When our bodies are exposed to cold air, or low temperatures, our adrenal glands get activated, as it’s a type of stress on the body. Adrenal glands, in response to cold, release the ‘fight or flight’ hormone, adrenaline (epinephrine), which forces your body to shoot up its metabolism, thus burning more fat.

But can this white fat be converted to brown fat? Yes, when rats are exposed to cold temperatures, they can convert white fat deposits to brown fat, which is now called ‘beige fat’.

A study, had 5 healthy men, average age 21 years, reside for 4 months in a clinical research unit. The men engaged in regular activities during the day and then returned to their private room each evening. The temperature of the room was set to 24deg C during the first month, 19deg C the second month, 24deg C again for the third month, and 27deg C the remaining month.

The participants were exposed to the temperature for at least 10 hours each night. They wore standard hospital clothing and had bed sheets only. All meals were provided, with calorie and nutrient content carefully controlled and all consumption monitored.

After a month of exposure to mild cold, the participants had a 42% increase in brown fat volume and a 10% increase in fat metabolic activity. These alterations returned to near baseline during the following month of neutral temperature, and then were completely reversed during the final month of warm exposure.

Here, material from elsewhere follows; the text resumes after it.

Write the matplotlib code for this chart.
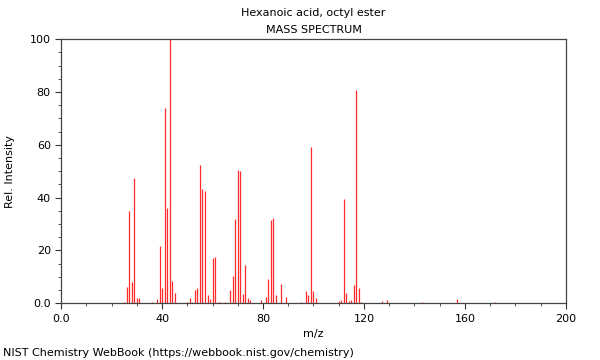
#!/usr/bin/env python3
"""Espectro de massas (NIST) do hexanoato de octila, redesenhado."""

import matplotlib

matplotlib.use("Agg")
import matplotlib.pyplot as plt  # noqa: E402
from matplotlib.ticker import MultipleLocator  # noqa: E402

TITULO = "Hexanoic acid, octyl ester"
SUBTITULO = "MASS SPECTRUM"
RODAPE = "NIST Chemistry WebBook (https://webbook.nist.gov/chemistry)"

# m/z e intensidade relativa
MZ = [25, 26, 27, 28, 29, 30, 31, 36, 38, 39, 40, 41, 42, 43, 44, 45,
      50, 51, 52, 53, 54, 55, 56, 57, 58, 59, 60, 61, 62, 63, 65,
      67, 68, 69, 70, 71, 72, 73, 74, 75, 79, 81, 82, 83, 84, 85, 87, 89,
      95, 97, 98, 99, 100, 101, 110, 111, 112, 113, 114, 115, 116, 117,
      118, 119, 127, 129, 143, 157, 172]
INTENS = [0.3, 6.1, 35.0, 8.0, 47.6, 2.0, 1.8, 0.6, 1.5, 21.5, 5.9, 74.0,
          36.2, 100.0, 8.5, 3.9,
          0.6, 1.8, 0.3, 5.0, 5.9, 52.5, 43.3, 42.6, 3.2, 1.4, 17.0, 17.3,
          0.5, 0.4, 0.4,
          5.0, 10.4, 31.8, 50.5, 49.9, 3.4, 14.4, 1.8, 1.1, 1.1, 2.4, 9.2,
          31.6, 32.2, 3.0, 7.3, 2.4,
          0.5, 4.7, 2.9, 59.0, 4.5, 1.8, 0.9, 1.3, 39.3, 3.8, 0.9, 1.3, 6.9,
          80.9, 5.9, 0.5, 0.9, 1.3, 0.4, 1.4, 0.4]

X_TICKS = [0, 40, 80, 120, 160, 200]
X_ROTULOS = ["0.0", "40", "80", "120", "160", "200"]
Y_TICKS = [0, 20, 40, 60, 80, 100]
Y_ROTULOS = ["0.0", "20", "40", "60", "80", "100"]

fig = plt.figure(figsize=(6.0, 3.6), dpi=100)
ax = fig.add_axes([0.102, 0.158, 0.841, 0.733])

ax.vlines(MZ, 0, INTENS, color="#ff2a2a", linewidth=0.9)

ax.set_xlim(0, 200)
ax.set_ylim(0, 100)
ax.set_xticks(X_TICKS)
ax.set_xticklabels(X_ROTULOS)
ax.set_yticks(Y_TICKS)
ax.set_yticklabels(Y_ROTULOS)
ax.xaxis.set_minor_locator(MultipleLocator(10))
ax.yaxis.set_minor_locator(MultipleLocator(5))
ax.tick_params(which="major", length=4, width=0.8, labelsize=8, color="#333333")
ax.tick_params(which="minor", length=2.5, width=0.7, color="#555555")
for s in ax.spines.values():
    s.set_color("#444444")
    s.set_linewidth(0.9)

ax.set_xlabel("m/z", fontsize=8, labelpad=4)
ax.set_ylabel("Rel. Intensity", fontsize=8, labelpad=11)

# títulos centrados sobre a área do gráfico
cx = 0.102 + 0.841 / 2
fig.text(cx, 0.963, TITULO, ha="center", va="center", fontsize=8)
fig.text(cx, 0.916, SUBTITULO, ha="center", va="center", fontsize=8)
fig.text(0.005, 0.019, RODAPE, ha="left", va="center", fontsize=8)

fig.savefig("out.png", dpi=100, facecolor="white")
plt.close(fig)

Another study saw that, even a short term exposure to cold results in significant increase in brown fat activity. 

That is also one of the reasons why mountaineers are told to eat more fat during extreme cold as the body loses a lot of fat at higher altitudes and fat is required for insulation from cold.

However, continuous exposure to cold doesn’t mean, continuous burning of brown fat, at the same high rate. As it was seen in a study that, eight young male swimmers who routinely swam in cold weather, followed by sessions in a sauna over a minimum of two years and a control group who did not swim in cold weather or use temperature-specific therapies, the cold weather swimmers were better at adapting to changes in temperature in their environment, i.e. they didn’t really burn the brown fat as thought.

So, contrary to a lot of popular believes winter may not be the time to gain but an excellent time to cut down.